• _Source excerpt_:
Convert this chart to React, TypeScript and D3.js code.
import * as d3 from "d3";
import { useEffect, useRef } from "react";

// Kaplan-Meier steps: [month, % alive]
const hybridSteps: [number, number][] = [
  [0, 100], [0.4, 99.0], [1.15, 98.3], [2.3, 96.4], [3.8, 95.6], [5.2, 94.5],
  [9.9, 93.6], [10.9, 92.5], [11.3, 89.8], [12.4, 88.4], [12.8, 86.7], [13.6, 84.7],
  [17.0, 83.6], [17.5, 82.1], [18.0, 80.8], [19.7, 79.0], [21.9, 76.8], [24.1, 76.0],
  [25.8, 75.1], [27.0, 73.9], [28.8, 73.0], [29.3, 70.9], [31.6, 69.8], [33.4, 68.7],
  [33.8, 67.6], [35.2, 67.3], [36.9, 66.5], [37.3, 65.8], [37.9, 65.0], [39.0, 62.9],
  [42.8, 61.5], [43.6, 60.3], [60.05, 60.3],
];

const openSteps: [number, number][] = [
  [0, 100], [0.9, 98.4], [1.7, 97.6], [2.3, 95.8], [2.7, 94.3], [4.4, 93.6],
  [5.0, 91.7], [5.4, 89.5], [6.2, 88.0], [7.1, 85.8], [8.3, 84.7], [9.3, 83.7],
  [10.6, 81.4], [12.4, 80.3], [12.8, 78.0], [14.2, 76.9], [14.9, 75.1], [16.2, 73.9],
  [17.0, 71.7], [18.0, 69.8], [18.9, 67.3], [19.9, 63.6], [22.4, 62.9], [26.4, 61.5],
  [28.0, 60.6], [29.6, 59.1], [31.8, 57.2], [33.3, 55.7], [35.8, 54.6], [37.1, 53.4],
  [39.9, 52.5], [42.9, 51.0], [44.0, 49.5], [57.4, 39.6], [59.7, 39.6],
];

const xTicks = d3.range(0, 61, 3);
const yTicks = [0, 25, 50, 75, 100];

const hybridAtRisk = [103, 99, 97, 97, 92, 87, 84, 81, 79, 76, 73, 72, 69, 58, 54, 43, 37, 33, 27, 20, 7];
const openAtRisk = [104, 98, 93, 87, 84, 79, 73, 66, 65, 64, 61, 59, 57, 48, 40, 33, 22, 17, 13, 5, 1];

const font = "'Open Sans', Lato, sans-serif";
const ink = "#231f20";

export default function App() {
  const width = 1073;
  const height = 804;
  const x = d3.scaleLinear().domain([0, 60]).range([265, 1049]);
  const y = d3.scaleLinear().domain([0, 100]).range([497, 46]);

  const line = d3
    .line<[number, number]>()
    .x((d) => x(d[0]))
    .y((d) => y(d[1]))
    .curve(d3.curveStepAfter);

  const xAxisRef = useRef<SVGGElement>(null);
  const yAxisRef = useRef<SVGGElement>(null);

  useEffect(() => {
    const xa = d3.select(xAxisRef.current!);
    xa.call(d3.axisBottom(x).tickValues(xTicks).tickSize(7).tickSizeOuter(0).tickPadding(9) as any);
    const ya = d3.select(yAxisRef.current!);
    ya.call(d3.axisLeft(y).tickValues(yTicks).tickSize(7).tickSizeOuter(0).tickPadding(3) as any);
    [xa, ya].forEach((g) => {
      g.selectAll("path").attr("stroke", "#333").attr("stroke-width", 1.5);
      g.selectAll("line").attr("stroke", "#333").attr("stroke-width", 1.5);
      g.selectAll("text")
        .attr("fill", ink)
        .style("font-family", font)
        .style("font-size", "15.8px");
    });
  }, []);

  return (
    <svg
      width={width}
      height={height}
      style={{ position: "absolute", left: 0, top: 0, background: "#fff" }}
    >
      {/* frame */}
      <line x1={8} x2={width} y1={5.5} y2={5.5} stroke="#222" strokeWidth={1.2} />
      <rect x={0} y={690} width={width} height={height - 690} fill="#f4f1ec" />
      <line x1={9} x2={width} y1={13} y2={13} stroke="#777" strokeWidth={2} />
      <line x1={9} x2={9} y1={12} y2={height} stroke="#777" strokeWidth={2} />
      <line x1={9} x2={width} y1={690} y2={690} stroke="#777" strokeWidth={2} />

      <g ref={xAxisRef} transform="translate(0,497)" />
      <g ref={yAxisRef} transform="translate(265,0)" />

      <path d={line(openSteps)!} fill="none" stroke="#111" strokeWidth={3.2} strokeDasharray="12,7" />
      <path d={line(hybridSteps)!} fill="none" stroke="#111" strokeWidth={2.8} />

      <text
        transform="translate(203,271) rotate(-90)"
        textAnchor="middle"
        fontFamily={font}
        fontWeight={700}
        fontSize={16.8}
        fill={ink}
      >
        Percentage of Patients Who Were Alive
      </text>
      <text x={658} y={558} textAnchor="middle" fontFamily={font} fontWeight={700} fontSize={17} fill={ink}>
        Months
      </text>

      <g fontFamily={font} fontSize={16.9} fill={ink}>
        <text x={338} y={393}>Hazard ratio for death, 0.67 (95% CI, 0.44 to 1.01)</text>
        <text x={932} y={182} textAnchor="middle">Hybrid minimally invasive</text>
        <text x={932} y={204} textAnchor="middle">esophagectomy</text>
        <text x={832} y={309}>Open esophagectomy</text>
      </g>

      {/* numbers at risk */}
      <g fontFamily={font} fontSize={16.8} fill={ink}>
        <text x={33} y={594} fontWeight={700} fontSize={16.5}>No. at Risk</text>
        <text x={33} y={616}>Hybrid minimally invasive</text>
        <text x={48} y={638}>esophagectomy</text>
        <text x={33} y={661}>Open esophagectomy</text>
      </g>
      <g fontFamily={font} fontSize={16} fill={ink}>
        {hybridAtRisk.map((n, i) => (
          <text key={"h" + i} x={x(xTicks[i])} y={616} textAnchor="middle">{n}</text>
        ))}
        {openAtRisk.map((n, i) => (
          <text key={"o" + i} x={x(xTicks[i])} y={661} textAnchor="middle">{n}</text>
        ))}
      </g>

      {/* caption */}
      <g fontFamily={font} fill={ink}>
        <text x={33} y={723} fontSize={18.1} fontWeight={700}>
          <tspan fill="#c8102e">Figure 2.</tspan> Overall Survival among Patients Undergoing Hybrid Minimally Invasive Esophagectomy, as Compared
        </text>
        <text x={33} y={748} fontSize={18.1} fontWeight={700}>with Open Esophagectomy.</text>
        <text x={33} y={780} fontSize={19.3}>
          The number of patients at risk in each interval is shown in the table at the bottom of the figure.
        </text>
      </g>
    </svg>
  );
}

• _The task_:
Write the material out again word for word.

• _Exercise answer_:
Convert this chart to React, TypeScript and D3.js code.
import * as d3 from "d3";
import { useEffect, useRef } from "react";

// Kaplan-Meier steps: [month, % alive]
const hybridSteps: [number, number][] = [
  [0, 100], [0.4, 99.0], [1.15, 98.3], [2.3, 96.4], [3.8, 95.6], [5.2, 94.5],
  [9.9, 93.6], [10.9, 92.5], [11.3, 89.8], [12.4, 88.4], [12.8, 86.7], [13.6, 84.7],
  [17.0, 83.6], [17.5, 82.1], [18.0, 80.8], [19.7, 79.0], [21.9, 76.8], [24.1, 76.0],
  [25.8, 75.1], [27.0, 73.9], [28.8, 73.0], [29.3, 70.9], [31.6, 69.8], [33.4, 68.7],
  [33.8, 67.6], [35.2, 67.3], [36.9, 66.5], [37.3, 65.8], [37.9, 65.0], [39.0, 62.9],
  [42.8, 61.5], [43.6, 60.3], [60.05, 60.3],
];

const openSteps: [number, number][] = [
  [0, 100], [0.9, 98.4], [1.7, 97.6], [2.3, 95.8], [2.7, 94.3], [4.4, 93.6],
  [5.0, 91.7], [5.4, 89.5], [6.2, 88.0], [7.1, 85.8], [8.3, 84.7], [9.3, 83.7],
  [10.6, 81.4], [12.4, 80.3], [12.8, 78.0], [14.2, 76.9], [14.9, 75.1], [16.2, 73.9],
  [17.0, 71.7], [18.0, 69.8], [18.9, 67.3], [19.9, 63.6], [22.4, 62.9], [26.4, 61.5],
  [28.0, 60.6], [29.6, 59.1], [31.8, 57.2], [33.3, 55.7], [35.8, 54.6], [37.1, 53.4],
  [39.9, 52.5], [42.9, 51.0], [44.0, 49.5], [57.4, 39.6], [59.7, 39.6],
];

const xTicks = d3.range(0, 61, 3);
const yTicks = [0, 25, 50, 75, 100];

const hybridAtRisk = [103, 99, 97, 97, 92, 87, 84, 81, 79, 76, 73, 72, 69, 58, 54, 43, 37, 33, 27, 20, 7];
const openAtRisk = [104, 98, 93, 87, 84, 79, 73, 66, 65, 64, 61, 59, 57, 48, 40, 33, 22, 17, 13, 5, 1];

const font = "'Open Sans', Lato, sans-serif";
const ink = "#231f20";

export default function App() {
  const width = 1073;
  const height = 804;
  const x = d3.scaleLinear().domain([0, 60]).range([265, 1049]);
  const y = d3.scaleLinear().domain([0, 100]).range([497, 46]);

  const line = d3
    .line<[number, number]>()
    .x((d) => x(d[0]))
    .y((d) => y(d[1]))
    .curve(d3.curveStepAfter);

  const xAxisRef = useRef<SVGGElement>(null);
  const yAxisRef = useRef<SVGGElement>(null);

  useEffect(() => {
    const xa = d3.select(xAxisRef.current!);
    xa.call(d3.axisBottom(x).tickValues(xTicks).tickSize(7).tickSizeOuter(0).tickPadding(9) as any);
    const ya = d3.select(yAxisRef.current!);
    ya.call(d3.axisLeft(y).tickValues(yTicks).tickSize(7).tickSizeOuter(0).tickPadding(3) as any);
    [xa, ya].forEach((g) => {
      g.selectAll("path").attr("stroke", "#333").attr("stroke-width", 1.5);
      g.selectAll("line").attr("stroke", "#333").attr("stroke-width", 1.5);
      g.selectAll("text")
        .attr("fill", ink)
        .style("font-family", font)
        .style("font-size", "15.8px");
    });
  }, []);

  return (
    <svg
      width={width}
      height={height}
      style={{ position: "absolute", left: 0, top: 0, background: "#fff" }}
    >
      {/* frame */}
      <line x1={8} x2={width} y1={5.5} y2={5.5} stroke="#222" strokeWidth={1.2} />
      <rect x={0} y={690} width={width} height={height - 690} fill="#f4f1ec" />
      <line x1={9} x2={width} y1={13} y2={13} stroke="#777" strokeWidth={2} />
      <line x1={9} x2={9} y1={12} y2={height} stroke="#777" strokeWidth={2} />
      <line x1={9} x2={width} y1={690} y2={690} stroke="#777" strokeWidth={2} />

      <g ref={xAxisRef} transform="translate(0,497)" />
      <g ref={yAxisRef} transform="translate(265,0)" />

      <path d={line(openSteps)!} fill="none" stroke="#111" strokeWidth={3.2} strokeDasharray="12,7" />
      <path d={line(hybridSteps)!} fill="none" stroke="#111" strokeWidth={2.8} />

      <text
        transform="translate(203,271) rotate(-90)"
        textAnchor="middle"
        fontFamily={font}
        fontWeight={700}
        fontSize={16.8}
        fill={ink}
      >
        Percentage of Patients Who Were Alive
      </text>
      <text x={658} y={558} textAnchor="middle" fontFamily={font} fontWeight={700} fontSize={17} fill={ink}>
        Months
      </text>

      <g fontFamily={font} fontSize={16.9} fill={ink}>
        <text x={338} y={393}>Hazard ratio for death, 0.67 (95% CI, 0.44 to 1.01)</text>
        <text x={932} y={182} textAnchor="middle">Hybrid minimally invasive</text>
        <text x={932} y={204} textAnchor="middle">esophagectomy</text>
        <text x={832} y={309}>Open esophagectomy</text>
      </g>

      {/* numbers at risk */}
      <g fontFamily={font} fontSize={16.8} fill={ink}>
        <text x={33} y={594} fontWeight={700} fontSize={16.5}>No. at Risk</text>
        <text x={33} y={616}>Hybrid minimally invasive</text>
        <text x={48} y={638}>esophagectomy</text>
        <text x={33} y={661}>Open esophagectomy</text>
      </g>
      <g fontFamily={font} fontSize={16} fill={ink}>
        {hybridAtRisk.map((n, i) => (
          <text key={"h" + i} x={x(xTicks[i])} y={616} textAnchor="middle">{n}</text>
        ))}
        {openAtRisk.map((n, i) => (
          <text key={"o" + i} x={x(xTicks[i])} y={661} textAnchor="middle">{n}</text>
        ))}
      </g>

      {/* caption */}
      <g fontFamily={font} fill={ink}>
        <text x={33} y={723} fontSize={18.1} fontWeight={700}>
          <tspan fill="#c8102e">Figure 2.</tspan> Overall Survival among Patients Undergoing Hybrid Minimally Invasive Esophagectomy, as Compared
        </text>
        <text x={33} y={748} fontSize={18.1} fontWeight={700}>with Open Esophagectomy.</text>
        <text x={33} y={780} fontSize={19.3}>
          The number of patients at risk in each interval is shown in the table at the bottom of the figure.
        </text>
      </g>
    </svg>
  );
}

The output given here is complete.